Van Duzer Corridor | AVA
An American Viticultural Area, or AVA, is a specific type of appellation of origin used on wine labels. An AVA is a delimited grape-growing region with specific geographic or climatic features that distinguish it from the surrounding regions and affect how grapes are grown.
Established in 2019, the Van Duzer Corridor is peculiar for the Coast Range due to it being one where oceanic winds funnel into the Valley, creating a cooling effect, which occurs as early as 2pm in the afternoon. This unique breeze dries out the vine canopy and helps decrease fungus pressure, making it an attractive area for grape growing. These winds also offer additional protection to grapes skins by thickening them, leading to an abundance of color and tannin.
It’s an attribute famous to these parts and the winds support varies from one vintage to another. When other AVA’s in the Willamette Valley are facing warm conditions, the Van Duzer Corridor AVA is usually cooler. The opposite is also true that when these other AVA’s in the Willamette Valley face below normal temperatures, this AVA receives mild air from the ocean, lessening the cold. It’s an anomaly to these parts and makes it a coveted area to grow grapes with consistent quality.

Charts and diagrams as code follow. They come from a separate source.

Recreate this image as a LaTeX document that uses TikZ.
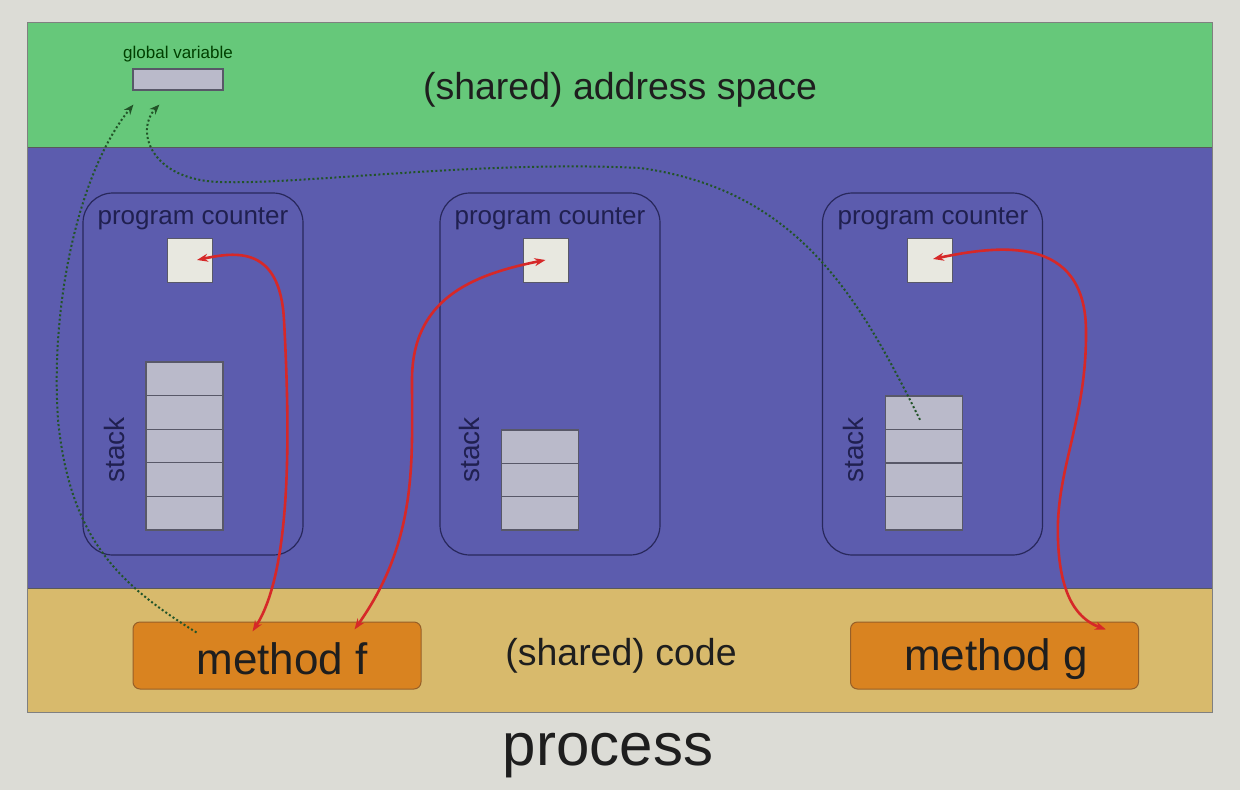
\documentclass[tikz,border=0pt]{standalone}
\usepackage{fontspec}
\setmainfont{Liberation Sans}
\usetikzlibrary{arrows.meta,calc}
\definecolor{bgc}{RGB}{220,220,214}
\definecolor{greenc}{RGB}{102,200,122}
\definecolor{bluec}{RGB}{92,92,174}
\definecolor{tanc}{RGB}{216,186,108}
\definecolor{orangec}{RGB}{217,131,32}
\definecolor{orangeb}{RGB}{150,95,40}
\definecolor{cellc}{RGB}{186,186,202}
\definecolor{cellb}{RGB}{88,88,104}
\definecolor{pcc}{RGB}{232,232,224}
\definecolor{navyc}{RGB}{32,32,80}
\definecolor{threadb}{RGB}{40,40,92}
\definecolor{redc}{RGB}{214,40,40}
\definecolor{dotc}{RGB}{34,84,40}
\definecolor{textc}{RGB}{30,30,30}
\begin{document}
\begin{tikzpicture}[x=1pt,y=-1pt,
  lbl/.style={inner sep=0pt, anchor=center},
  thread/.style={draw=threadb, line width=1.2pt, rounded corners=30pt, minimum width=220pt, minimum height=362pt, inner sep=0pt},
  pcbox/.style={draw=cellb, line width=1pt, fill=pcc, minimum width=45pt, minimum height=44pt, inner sep=0pt},
  cell/.style={draw=cellb, line width=1.2pt, fill=cellc, minimum width=77pt, minimum height=33.6pt, inner sep=0pt},
  gvbox/.style={draw=cellb, line width=1.2pt, fill=cellc, minimum width=90pt, minimum height=21pt, inner sep=0pt},
  method/.style={draw=orangeb, line width=1pt, fill=orangec, rounded corners=7pt, minimum width=288pt, minimum height=67pt, inner sep=0pt, font=\fontsize{44}{48}\selectfont, text=textc},
  pclabel/.style={lbl, text=navyc, font=\fontsize{26}{30}\selectfont},
  stacklabel/.style={lbl, text=navyc, rotate=90, font=\fontsize{28}{32}\selectfont},
  bigtext/.style={lbl, text=textc, font=\fontsize{37.5}{42}\selectfont},
  redarrow/.style={draw=redc, line width=2.6pt, {Stealth[length=11pt,width=8pt]}-{Stealth[length=11pt,width=8pt]}},
  dotarrow/.style={draw=dotc, line width=2pt, dash pattern=on 2pt off 2.4pt, -{Stealth[length=10pt,width=8pt]}}
]
\useasboundingbox (0,0) rectangle (1240,790);
\fill[bgc] (0,0) rectangle (1240,790);
% bands
\fill[greenc] (27,22) rectangle (1212,147);
\fill[bluec] (27,147) rectangle (1212,588);
\fill[tanc] (27,588) rectangle (1212,712);
\draw[gray!70!black, line width=0.8pt] (27,147) -- (1212,147) (27,588) -- (1212,588);
\draw[gray, line width=1pt] (27,22) rectangle (1212,712);

% texts of bands
\node[bigtext] (addr) at (620,90) {(shared) address space};
\node[bigtext] (code) at (621,656) {(shared) code};
\node[lbl, text=textc, font=\fontsize{60}{66}\selectfont] (proc) at (608,756) {process};

% global variable
\node[lbl, text=black!75!green, font=\fontsize{17}{20}\selectfont] (gvl) at (178,54) {global variable};
\node[gvbox] (gv) at (178,79.5) {};

% threads
\node[thread] (t1) at (193,374) {};
\node[thread] (t2) at (550,374) {};
\node[thread] (t3) at (932.5,374) {};
\node[pclabel] (pcl1) at (193,219) {program counter};
\node[pclabel] (pcl2) at (550,219) {program counter};
\node[pclabel] (pcl3) at (933,219) {program counter};
\node[pcbox] (pc1) at (190,260) {};
\node[pcbox] (pc2) at (545.5,260) {};
\node[pcbox] (pc3) at (930,260) {};
\node[stacklabel] (sl1) at (114,450) {stack};
\node[stacklabel] (sl2) at (469,450) {stack};
\node[stacklabel] (sl3) at (853,450) {stack};

% stacks
\foreach \i in {0,...,4} \node[cell] (s1c\i) at (184.5,{378.8+33.6*\i}) {};
\foreach \i in {0,...,2} \node[cell, minimum height=33.3pt] (s2c\i) at (540,{446.7+33.3*\i}) {};
\foreach \i in {0,...,3} \node[cell, minimum height=33.5pt] (s3c\i) at (924,{412.75+33.5*\i}) {};

% methods
\node[method] (mf) at (277,655.5) {};
\node[lbl, text=textc, font=\fontsize{44}{48}\selectfont] (mft) at (282,659) {method f};
\node[method] (mg) at (994.5,655.5) {};
\node[lbl, text=textc, font=\fontsize{44}{48}\selectfont] (mgt) at (996,659) {method g};

% connector end points
\coordinate (mfA) at ($(mf.north west)+(120,10)$);
\coordinate (mfB) at ($(mf.north west)+(222,8)$);
\coordinate (mfC) at ($(mf.north west)+(64,11)$);
\coordinate (mgA) at ($(mg.north west)+(256,8)$);
\coordinate (pc1t) at ($(pc1.center)+(7,0)$);
\coordinate (pc2t) at ($(pc2.center)+(0,0)$);
\coordinate (pc3t) at ($(pc3.center)+(3,-1)$);
\coordinate (gvA) at ($(gv.south west)+(1,14)$);
\coordinate (gvB) at ($(gv.south west)+(27,14)$);
\coordinate (st3) at ($(s3c0.center)+(-4,7)$);

% red arrows
\draw[redarrow] (pc1t) .. controls (235,252) and (280,245) .. (284,320)
   .. controls (290,430) and (292,570) .. (mfA);
\draw[redarrow] (pc2t) .. controls (470,275) and (412,300) .. (412,380)
   .. controls (412,460) and (418,540) .. (mfB);
\draw[redarrow] (pc3t) .. controls (1000,245) and (1085,235) .. (1086,330)
   .. controls (1087,420) and (1055,470) .. (1058,540)
   .. controls (1060,600) and (1080,620) .. (mgA);

% dotted arrows
\draw[dotarrow] (mfC) .. controls (120,585) and (70,540) .. (58,420)
   .. controls (50,300) and (80,170) .. (gvA);
\draw[dotarrow] (st3) .. controls (860,300) and (800,190) .. (640,168)
   .. controls (480,160) and (300,185) .. (220,182)
   .. controls (150,180) and (135,130) .. (gvB);
\end{tikzpicture}
\end{document}
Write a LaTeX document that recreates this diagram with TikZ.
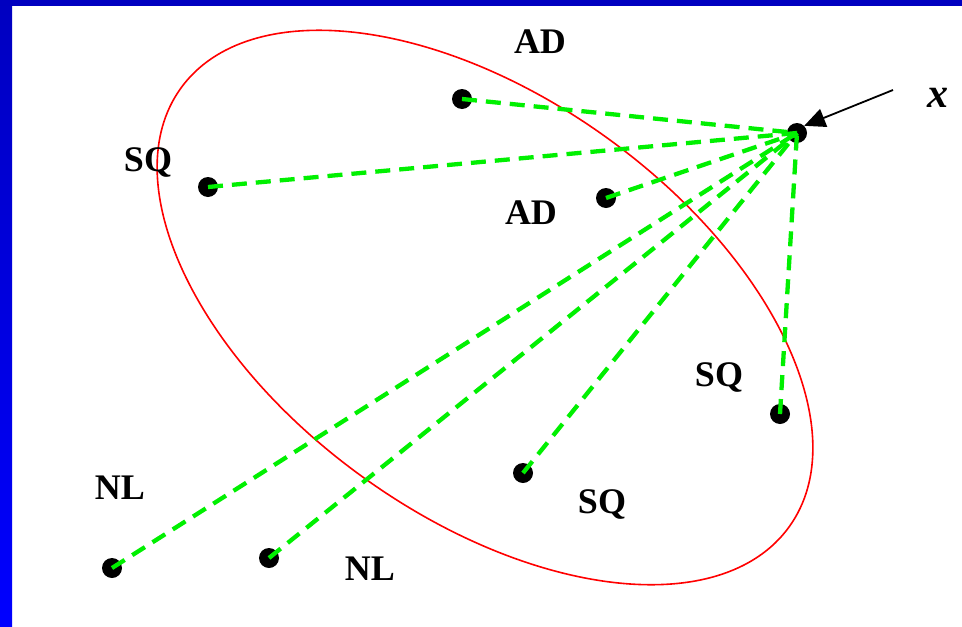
\documentclass[tikz,border=0pt]{standalone}
\usepackage{fontspec}
\setmainfont{Liberation Serif}
\usetikzlibrary{arrows.meta}
\definecolor{topblue}{HTML}{0000C0}
\definecolor{sideblue}{HTML}{0000FF}
\definecolor{lgreen}{HTML}{00F000}
\tikzset{
  dot/.style={circle, fill=black, inner sep=0pt, minimum size=20pt},
  lbl/.style={font=\fontsize{36}{38}\selectfont\bfseries, inner sep=0pt},
  link/.style={lgreen, line width=4.3pt, dash pattern=on 15pt off 9pt},
}
\begin{document}
\begin{tikzpicture}[x=1pt,y=-1pt]
\useasboundingbox (0,0) rectangle (962,627);
\fill[white] (0,0) rectangle (962,627);
% border
\shade[top color=topblue, bottom color=sideblue] (0,0) rectangle (12,627);
\fill[topblue] (0,0) rectangle (962,5.5);
% ellipse
\draw[red, line width=1.6pt, rotate around={-35.8:(485,307.5)}] (485,307.5) ellipse [x radius=375pt, y radius=209pt];
% dots
\node[dot] (x)   at (797,133) {};
\node[dot] (ad1) at (462,99) {};
\node[dot] (sq1) at (208,187) {};
\node[dot] (ad2) at (606,198) {};
\node[dot] (sq2) at (780,414) {};
\node[dot] (sq3) at (523,473) {};
\node[dot] (nl1) at (269,558) {};
\node[dot] (nl2) at (112,568) {};
% links
\foreach \n in {ad1,sq1,ad2,sq2,sq3,nl1,nl2}
  \draw[link] (\n.center) -- (x.center);
% labels
\node[lbl] at (540,42) {AD};
\node[lbl] at (148,162) {SQ};
\node[lbl] at (531,213) {AD};
\node[lbl] at (719,377) {SQ};
\node[lbl] at (602,504) {SQ};
\node[lbl] at (120,488) {NL};
\node[lbl] at (370,569) {NL};
\node[font=\fontsize{42}{44}\selectfont\bfseries\itshape, inner sep=0pt] (xl) at (938,98) {x};
% arrow
\coordinate (tail) at (893,90);
\draw[black, line width=1.8pt, -{Triangle[length=21pt,width=19pt]}] (tail) -- (x.north east);
\end{tikzpicture}
\end{document}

There are roughly 60,000 acres in this AVA with 1,000 plus planted areas, and the soil is mostly marine sediment with basalt over siltstone bedrock. The most common grape varieties grown in the Van Duzer Corridor AVA are Pinot Noir, Chardonnay, Pinot Gris, Riesling, Pinot Blanc and Sauvignon Blanc. With over 27 vineyards and wineries and the fact that this AVA is just a hop, skip and a jump from Southwest Portland…there’s no reason you shouldn’t visit.
Salud to the Van Duzer Corridor AVA!